An alternative, less restrictive version would permit refining the recursive union type
# = [Cons U8 <rec>] as <rec> - [Cons * Nil]
# = [Cons U8 [Nil, Cons U8 <rec>] as <rec>] - [Cons * Nil]
# = [Cons U8 [Cons U8 <rec>] as <rec>]
However, this can produce very complicated types, for nebulous value.
a : [A I32, B, C]
when a is
A val -> A (val + 1)
x -> x
# branch inference:
# typeof cond = [A I32, B, C]
# typeof bp_2>2>x = [A I32, B, C] - [A *] = [B, C]
# body inference:
# typeof x = typeof bp_2>2>x ~ [A I32] = [A I32, B, C]
Compilation:
a : [A I32, B, C]
when a is
A val -> A (val + 1)
_ ->
x : [A I32, B, C]
x = a # compiler sees equal types, skips conversion
x
With this model it is possible to arbitrarily expand tag union types by naming them.
expandError : [Io Str] -> [Io Str, Net Str]
expandError = \e -> when e is
error -> error
Which would be compiled to
expandError : [Io Str] -> [Io Str, Net Str]

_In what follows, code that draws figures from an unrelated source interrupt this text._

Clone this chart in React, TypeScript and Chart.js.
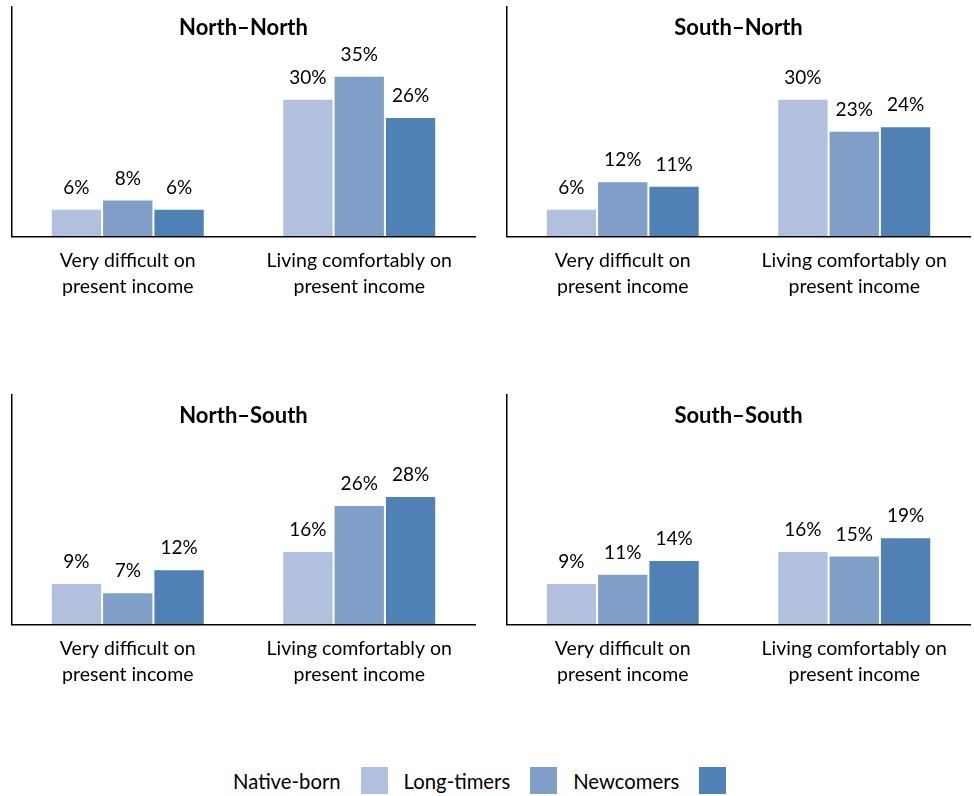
import React, { useEffect, useRef } from "react";
import { Chart, registerables } from "chart.js";

Chart.register(...registerables);

const FONT = "Lato, 'Open Sans', sans-serif";

const categories = [
  ["Very difficult on", "present income"],
  ["Living comfortably on", "present income"],
];
const seriesNames = ["Native-born", "Long-timers", "Newcomers"];
const seriesColors = ["#B1C1DD", "#7F9EC8", "#4F81B4"];

const nnNative = [6, 30];
const nnLong = [8, 35];
const nnNew = [6, 26];

const snNative = [6, 30];
const snLong = [12, 23];
const snNew = [11, 24];

const nsNative = [9, 16];
const nsLong = [7, 26];
const nsNew = [12, 28];

const ssNative = [9, 16];
const ssLong = [11, 15];
const ssNew = [14, 19];

const panels = [
  { title: "North\u2013North", data: [nnNative, nnLong, nnNew], left: 0, top: 0, width: 487, padL: 12, padR: 12 },
  { title: "South\u2013North", data: [snNative, snLong, snNew], left: 495, top: 0, width: 479, padL: 12, padR: 4 },
  { title: "North\u2013South", data: [nsNative, nsLong, nsNew], left: 0, top: 388, width: 487, padL: 12, padR: 12 },
  { title: "South\u2013South", data: [ssNative, ssLong, ssNew], left: 495, top: 388, width: 479, padL: 12, padR: 4 },
];

const PANEL_H = 323;

function Panel({ p }: { p: any }) {
  const ref = useRef<HTMLCanvasElement>(null);
  useEffect(() => {
    const canvas = ref.current;
    if (!canvas) return;
    const overlay = {
      id: "overlay" + p.title,
      afterDatasetsDraw(chart: any) {
        const ctx = chart.ctx;
        ctx.save();
        ctx.fillStyle = "#000";
        ctx.textAlign = "center";
        ctx.textBaseline = "alphabetic";
        ctx.font = `19px ${FONT}`;
        chart.data.datasets.forEach((ds: any, i: number) => {
          const meta = chart.getDatasetMeta(i);
          meta.data.forEach((bar: any, j: number) => {
            ctx.fillText(ds.data[j] + "%", bar.x, bar.y - 15);
          });
        });
        const ca = chart.chartArea;
        ctx.font = `bold 22px ${FONT}`;
        ctx.textBaseline = "middle";
        ctx.fillText(p.title, (ca.left + ca.right) / 2, ca.top + 21);
        ctx.restore();
      },
    };
    const chart = new Chart(canvas, {
      type: "bar",
      data: {
        labels: categories,
        datasets: p.data.map((d: number[], i: number) => ({
          label: seriesNames[i],
          data: d,
          backgroundColor: seriesColors[i],
          borderColor: "rgba(255,255,255,0.7)",
          borderWidth: 1,
          categoryPercentage: 0.665,
          barPercentage: 1,
        })),
      },
      options: {
        animation: false,
        responsive: false,
        maintainAspectRatio: false,
        layout: { padding: { left: p.padL, right: p.padR, top: 7, bottom: 12 } },
        plugins: { legend: { display: false }, tooltip: { enabled: false }, title: { display: false } },
        scales: {
          x: {
            grid: { display: false, drawTicks: false },
            border: { display: true, color: "#000", width: 1.5 },
            ticks: {
              color: "#000",
              font: { size: 19.5, family: FONT, lineHeight: 1.3 },
              padding: 12,
              maxRotation: 0,
              autoSkip: false,
            },
          },
          y: {
            min: 0,
            max: 50,
            grid: { display: false, drawTicks: false },
            border: { display: true, color: "#000", width: 1.5 },
            ticks: { display: false },
          },
        },
      },
      plugins: [overlay],
    });
    return () => chart.destroy();
  }, [p]);
  return (
    <canvas
      ref={ref}
      width={p.width}
      height={PANEL_H}
      style={{ position: "absolute", left: p.left, top: p.top, width: p.width, height: PANEL_H }}
    />
  );
}

export default function App() {
  return (
    <div style={{ position: "absolute", left: 0, top: 0, width: 974, height: 796, background: "#fff", overflow: "hidden", fontFamily: FONT }}>
      {panels.map((p) => (
        <Panel key={p.title} p={p} />
      ))}
      <div style={{ position: "absolute", left: 233, top: 767, height: 27, display: "flex", alignItems: "center", fontSize: 20.3, color: "#000" }}>
        {seriesNames.map((n, i) => (
          <React.Fragment key={n}>
            <span style={{ marginRight: 20, whiteSpace: "nowrap" }}>{n}</span>
            <span style={{ display: "inline-block", width: 27, height: 27, background: seriesColors[i], marginRight: 16 }} />
          </React.Fragment>
        ))}
      </div>
    </div>
  );
}
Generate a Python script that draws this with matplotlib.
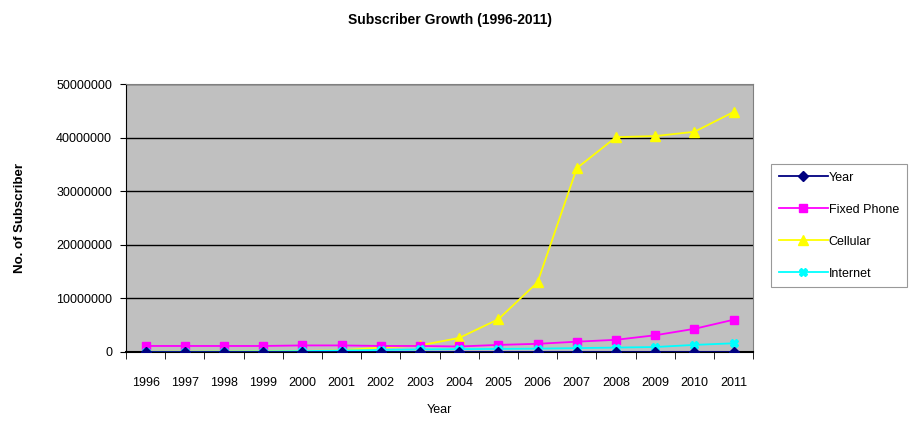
import matplotlib.pyplot as plt
import numpy as np

plt.rcParams['font.family'] = ['Liberation Sans', 'DejaVu Sans']

years = [1996, 1997, 1998, 1999, 2000, 2001, 2002, 2003,
         2004, 2005, 2006, 2007, 2008, 2009, 2010, 2011]
fixed_phone = [1100000, 1100000, 1100000, 1100000, 1200000, 1200000, 1100000, 1100000,
               1000000, 1300000, 1500000, 1900000, 2250000, 3100000, 4300000, 6000000]
cellular = [20000, 40000, 60000, 100000, 150000, 300000, 800000, 1200000,
            2600000, 6100000, 13000000, 34300000, 40100000, 40300000, 41100000, 44800000]
internet = [0, 10000, 30000, 60000, 130000, 250000, 350000, 450000,
            500000, 550000, 600000, 700000, 800000, 900000, 1300000, 1600000]

x = np.arange(len(years))

fig = plt.figure(figsize=(9.09, 4.36), dpi=100)
ax = fig.add_axes([0.1386, 0.193, 0.69, 0.614])
ax.set_facecolor('#c0c0c0')

ax.plot(x, years, color='#000080', marker='D', markersize=5, lw=1.3, label='Year', zorder=6)
ax.plot(x, fixed_phone, color='#ff00ff', marker='s', markersize=6, lw=1.3, label='Fixed Phone', zorder=4)
ax.plot(x, cellular, color='#ffff00', marker='^', markersize=7, lw=1.3, label='Cellular', zorder=3)
ax.plot(x, internet, color='#00ffff', marker='X', markersize=6, lw=1.3, label='Internet', zorder=5)

ax.set_xlim(-0.5, len(years) - 0.5)
ax.set_ylim(0, 50000000)
ax.set_yticks(np.arange(0, 50000001, 10000000))
ax.set_yticklabels([str(v) for v in range(0, 50000001, 10000000)], fontsize=9)
ax.yaxis.grid(True, color='black', lw=1.0)
ax.set_axisbelow(True)

# category labels at centres, tick marks between categories
ax.set_xticks(x)
ax.set_xticklabels([str(y) for y in years], fontsize=9)
ax.tick_params(axis='x', length=0, pad=18)
ax.set_xticks(np.arange(-0.5, len(years), 1.0), minor=True)
ax.tick_params(axis='x', which='minor', length=5, direction='out', color='black')
ax.tick_params(axis='y', length=4, direction='out', pad=6)

for side in ['top', 'right']:
    ax.spines[side].set_color('#808080')
ax.spines['left'].set_color('black')
ax.spines['bottom'].set_color('black')
ax.spines['bottom'].set_linewidth(1.5)

ax.set_xlabel('Year', fontsize=9, labelpad=11)
ax.set_ylabel('No. of Subscriber', fontsize=9.5, fontweight='bold', labelpad=22)
fig.text(0.495, 0.955, 'Subscriber Growth (1996-2011)', ha='center', va='center',
         fontsize=10, fontweight='bold')

leg = fig.legend(loc='upper left', bbox_to_anchor=(765 / 909, 1 - 158 / 436),
                 fontsize=9, handlelength=3.9, labelspacing=1.6, frameon=True,
                 fancybox=False, edgecolor='#808080', borderpad=0.6, handletextpad=0.1)
leg.get_frame().set_linewidth(0.8)

fig.savefig('out.png', dpi=100)
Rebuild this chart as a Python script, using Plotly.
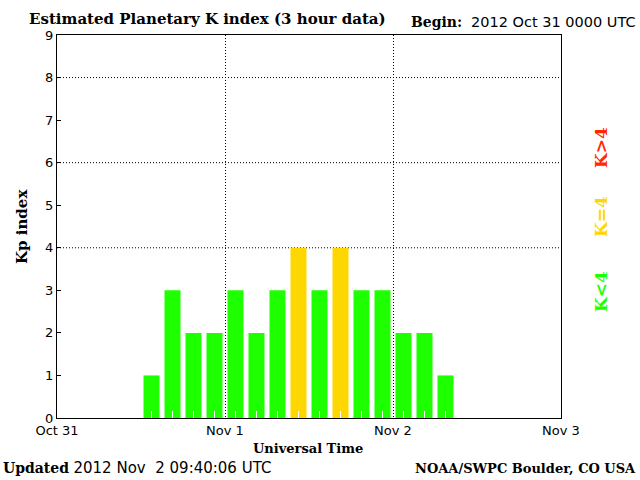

expandError = \e -> when e is
_ ->
error : [Io Str, Net Str]
error = when e is
Io s -> Io s
error
Since tag unions are open by default in output position, the value of this is nebulous - you could instead get the conversion automatically just because of how tag unions work. In fact, the compiler would see that! Nevertheless, this is noted for completeness.